Saturday, June 30, 2012

Amateur Radio (G3TXQ) - UnUn experiments


Amateur Radio (G3TXQ) - UnUn experiments

A. Introduction

Multiband antennas comprising a non-resonant length of wire that is fed via coax and an impedance transforming UnUn have become very popular of late - they are convenient and a low cost alternative to siting a remote tuner at the base of the vertical. The inclusion of the UnUn is designed to limit the high SWRs that would occur on some bands, and thereby avoid some of the very high coax losses which might otherwise occur.

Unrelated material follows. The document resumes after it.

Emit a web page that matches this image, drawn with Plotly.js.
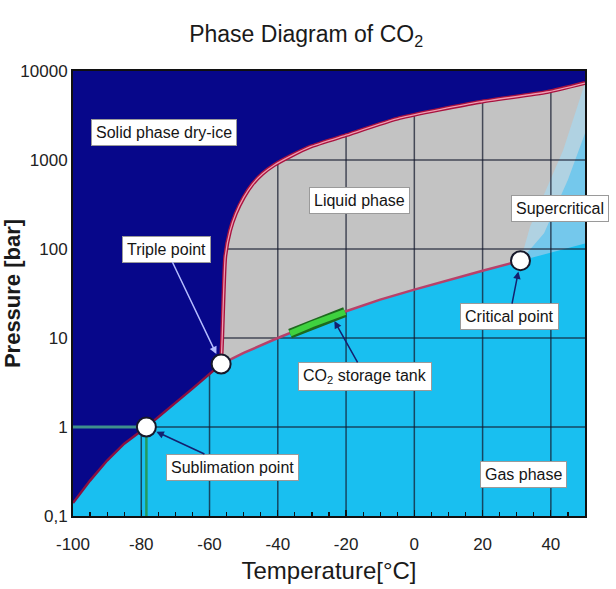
<!DOCTYPE html>
<html>
<head>
<meta charset="utf-8">
<script src="https://cdn.plot.ly/plotly-3.0.1.min.js"></script>
<style>
  html, body { margin: 0; padding: 0; background: #ffffff; }
  #chart { width: 616px; height: 589px; }
</style>
</head>
<body>
<div id="chart"></div>
<script>
// ---- data ----
const tempTicks = [-100, -80, -60, -40, -20, 0, 20, 40];
const tempTickText = ['-100', '-80', '-60', '-40', '-20', '0', '20', '40'];
const presTicks = [0.1, 1, 10, 100, 1000, 10000];
const presTickText = ['0,1', '1', '10', '100', '1000', '10000'];

// sublimation curve (solid / gas)
const sublimT = [-100, -95, -90, -85, -78.5, -72, -65, -56.6];
const sublimP = [0.14, 0.25, 0.42, 0.65, 1.0, 1.6, 2.7, 5.1];

// vaporization curve (liquid / gas)
const vapT = [-56.6, -50, -40, -30, -20, -10, 0, 10, 20, 31.1];
const vapP = [5.1, 6.8, 10, 14.3, 20, 27, 35, 45, 57, 74];

// melting curve (solid / liquid)
const meltT = [-56.6, -56.3, -55.9, -55.4, -54.0, -52.3, -50.0, -47.5, -44.5, -41.0, -36.0, -30.6, -19.7, -4.2, 19.2, 38.9, 50];
const meltP = [5.1, 10, 30, 82, 160, 250, 380, 530, 700, 880, 1120, 1405, 1918, 2970, 4490, 5810, 7330];

// supercritical shading edges: grey -> light blue, light -> mid blue, mid -> cyan
const scEdgeT = [31.1, 33.9, 43.6, 49.5, 50];
const scEdgeP = [74, 178, 1290, 6500, 7330];
const midEdgeT = [31.1, 38, 45, 50];
const midEdgeP = [74, 150, 600, 2000];
const gasEdgeT = [31.1, 40, 50];
const gasEdgeP = [74, 92, 115];

// CO2 storage tank segment
const tankT = [-36.4, -30, -20.3];
const tankP = [11.2, 14.3, 19.6];

// special points
const pointNames = ['Sublimation point', 'Triple point', 'Critical point'];
const pointT = [-78.5, -56.6, 31.1];
const pointP = [1.0, 5.1, 74];

// ---- construction ----
const xMin = -100, xMax = 50, yMin = 0.1, yMax = 10000;
const FONT = 'Liberation Sans, Arial, sans-serif';

const navy = '#07078a';
const grey = '#c3c3c3';
const cyan = '#19bff0';
const light = '#b0d2e2';
const mid = '#74c8ec';

const critP = vapP[vapP.length - 1];

// gas polygon: left edge bottom -> sublimation -> vaporization -> cyan edge -> right edge -> bottom
const gasX = [xMin].concat(sublimT, vapT.slice(1), gasEdgeT.slice(1), [xMax, xMin]);
const gasY = [yMin].concat(sublimP, vapP.slice(1), gasEdgeP.slice(1), [yMin, yMin]);

// supercritical wedges
const wedgeX = scEdgeT.concat([xMax, scEdgeT[0]]);
const wedgeY = scEdgeP.concat([critP, scEdgeP[0]]);
const midX = midEdgeT.concat([xMax, midEdgeT[0]]);
const midY = midEdgeP.concat([critP, midEdgeP[0]]);

// solid polygon (drawn on top of the grid)
const solidX = [xMin].concat(sublimT, meltT.slice(1), [xMax, xMin, xMin]);
const solidY = [sublimP[0]].concat(sublimP, meltP.slice(1), [yMax, yMax, sublimP[0]]);

// grid lines from the tick arrays
const gridX = [], gridY = [];
tempTicks.forEach(t => { if (t > xMin && t < xMax) { gridX.push(t, t, null); gridY.push(yMin, yMax, null); } });
presTicks.forEach(p => { if (p > yMin && p < yMax) { gridX.push(xMin, xMax, null); gridY.push(p, p, null); } });

const traces = [
  { x: wedgeX, y: wedgeY, mode: 'lines', fill: 'toself', fillcolor: light, line: { width: 0, color: light }, hoverinfo: 'skip', showlegend: false },
  { x: midX, y: midY, mode: 'lines', fill: 'toself', fillcolor: mid, line: { width: 0, color: mid }, hoverinfo: 'skip', showlegend: false },
  { x: gasX, y: gasY, mode: 'lines', fill: 'toself', fillcolor: cyan, line: { width: 0, color: cyan }, hoverinfo: 'skip', showlegend: false },
  { x: gridX, y: gridY, mode: 'lines', line: { color: 'rgba(20,25,45,0.72)', width: 1.5 }, hoverinfo: 'skip', showlegend: false },
  { x: solidX, y: solidY, mode: 'lines', fill: 'toself', fillcolor: navy, line: { width: 0, color: navy }, hoverinfo: 'skip', showlegend: false },
  // sublimation point guide lines
  { x: [xMin, pointT[0]], y: [pointP[0], pointP[0]], mode: 'lines', line: { color: '#3f8f8c', width: 3 }, hoverinfo: 'skip', showlegend: false },
  { x: [pointT[0], pointT[0]], y: [yMin, pointP[0]], mode: 'lines', line: { color: '#23995c', width: 2.5 }, hoverinfo: 'skip', showlegend: false },
  // phase boundaries
  { x: meltT, y: meltP, mode: 'lines', line: { color: '#a8123f', width: 4, shape: 'spline', smoothing: 0.5 }, hoverinfo: 'skip', showlegend: false },
  { x: meltT, y: meltP, mode: 'lines', line: { color: '#f09ab0', width: 1.3, shape: 'spline', smoothing: 0.5 }, hoverinfo: 'skip', showlegend: false },
  { x: sublimT, y: sublimP, mode: 'lines', line: { color: '#8a1040', width: 2.5 }, hoverinfo: 'skip', showlegend: false },
  { x: vapT, y: vapP, mode: 'lines', line: { color: '#b8406a', width: 2.5 }, hoverinfo: 'skip', showlegend: false },
  // storage tank
  { x: tankT, y: tankP, mode: 'lines', line: { color: '#1d6a1d', width: 10 }, hoverinfo: 'skip', showlegend: false },
  { x: tankT, y: tankP, mode: 'lines', line: { color: '#3fd23f', width: 6 }, hoverinfo: 'skip', showlegend: false },
  // points
  { x: pointT, y: pointP, text: pointNames, mode: 'markers', marker: { size: 19, color: '#ffffff', line: { color: '#16182a', width: 2 } }, hoverinfo: 'text', showlegend: false }
];

const boxFont = { family: FONT, size: 16, color: '#151515' };
function box(text, x, y) {
  return { text: text, x: x, y: y, xref: 'paper', yref: 'paper', xanchor: 'center', yanchor: 'middle', showarrow: false,
    bgcolor: '#ffffff', bordercolor: '#9a9a9a', borderwidth: 1, borderpad: 4, font: boxFont };
}
function arrowBox(text, x, y, ax, ay, color, standoff) {
  return { text: text, x: x, y: Math.log10(y), xref: 'x', yref: 'y', showarrow: true,
    xanchor: 'center', yanchor: 'middle',
    ax: ax, ay: ay, arrowhead: 2, arrowsize: 1, arrowwidth: 1.5, arrowcolor: color, standoff: standoff,
    bgcolor: '#ffffff', bordercolor: '#9a9a9a', borderwidth: 1, borderpad: 4, font: boxFont };
}

const layout = {
  width: 616, height: 589,
  margin: { l: 73, r: 31, t: 71, b: 73 },
  paper_bgcolor: '#ffffff',
  plot_bgcolor: grey,
  title: { text: 'Phase Diagram of CO<sub>2</sub>', x: 0.497, xanchor: 'center', y: 0.942, yanchor: 'middle',
    font: { family: FONT, size: 23, color: '#1a1a1a' } },
  xaxis: {
    type: 'linear', range: [xMin, xMax], tickmode: 'array', tickvals: tempTicks, ticktext: tempTickText,
    showgrid: false, zeroline: false, showline: true, linecolor: '#101010', linewidth: 2, mirror: true,
    ticks: 'inside', ticklen: 6, tickcolor: '#101010', tickwidth: 1.2, ticklabelstandoff: 12,
    minor: { dtick: 5, ticks: 'inside', ticklen: 4, tickcolor: '#101010', showgrid: false },
    layer: 'above traces',
    tickfont: { family: FONT, size: 17, color: '#222222' },
    title: { text: 'Temperature[°C]', standoff: 9, font: { family: FONT, size: 24, color: '#1a1a1a' } }
  },
  yaxis: {
    type: 'log', range: [Math.log10(yMin), Math.log10(yMax)], tickmode: 'array', tickvals: presTicks, ticktext: presTickText,
    showgrid: false, zeroline: false, showline: true, linecolor: '#101010', linewidth: 2, mirror: true,
    ticks: '', layer: 'above traces',
    tickfont: { family: FONT, size: 17, color: '#222222' },
    title: { text: 'Pressure [bar]', standoff: 2, font: { family: FONT, size: 22, color: '#1a1a1a', weight: 'bold' } }
  },
  annotations: [
    box('Solid phase dry-ice', 0.178, 0.861),
    box('Liquid phase', 0.559, 0.710),
    box('Supercritical', 0.951, 0.692),
    box('Gas phase', 0.879, 0.094),
    arrowBox('Triple point', pointT[1], pointP[1], -55, -115, '#b4bcff', 11),
    arrowBox('Sublimation point', pointT[0], pointP[0], 86, 40, '#14206e', 11),
    arrowBox('Critical point', pointT[2], pointP[2], -11, 56, '#14206e', 11),
    arrowBox('CO<sub>2</sub> storage tank', -24, 17, 33, 59, '#14206e', 4)
  ]
};

Plotly.newPlot('chart', traces, layout, { displayModeBar: false, staticPlot: true });
</script>
</body>
</html>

This page describes a series of experiments I carried out to try to understand better how typical UnUns perform in this application.

B. Antenna and SWR

The antenna comprised 40ft of insulated wire taped to a fibreglass fishing pole mounted vertically at ground level on the corner of my garage. It was fed via a length of RG58 coax from the nearby shack. The following chart shows the measured SWR on the 80m thru 10m bands under four different sets of conditions:
The green bars show the performance with the feed coax connected directly to the vertical; no UnUn was used, there was no connection to any ground system, and no RF choke was used. The SWR varied from a low of 5.9:1 on 10m to a high of 49:1 on 30m. Given that no ground system was used we might wonder what forms "the other half of the antenna":
The answer is clear when we add a common-mode choke at the feedpoint to prevent current flowing on the outside surface of the coax braid - we get the performance shown by the turquoise bars. With the exception of the 30m and 15m bands all of the SWRs are worse - often by a very large margin. This demonstrates that, as expected, if you have no ground system the coax braid becomes an integral part of the antenna system.
Next I added a modest radial system comprising six 25ft wires laying on the ground and arranged as evenly as I could within the constraints of my back yard; the results are shown by the grey bars. On all bands except 30m there is an improvement in the SWR - on most bands a very significant improvement.
Finally I added at the feedpoint a 4:1 UnUn comprising 12 bifilar turns on a T200-2 iron dust core; the results are shown by the red bars. Other than on 15m the UnUn produces a further reduction in SWR which never exceeds 26:1 on any band.

C. UnUn variations

I next decided to investigate how UnUns of different designs compared. I wound a 9:1 UnUn comprising 9 trifilar turns on a T200-2 core, a 4:1 UnUn comprising 12 bifilar turns on a FT240-61 core, and a 4:1 UnUn comprising 12 bifilar turns on a FT240-31 core; here are the results:
Clearly, introducing any of the UnUns makes a dramatic improvement to the SWR on most of the bands; the exceptions are those bands where the SWR is already low. Choosing between the various UnUn designs is not easy - one does better than the others on a few bands, but is worse on others. Taken overall, with this particular antenna the 9:1 UnUn wound on Type 2 material probably has the edge.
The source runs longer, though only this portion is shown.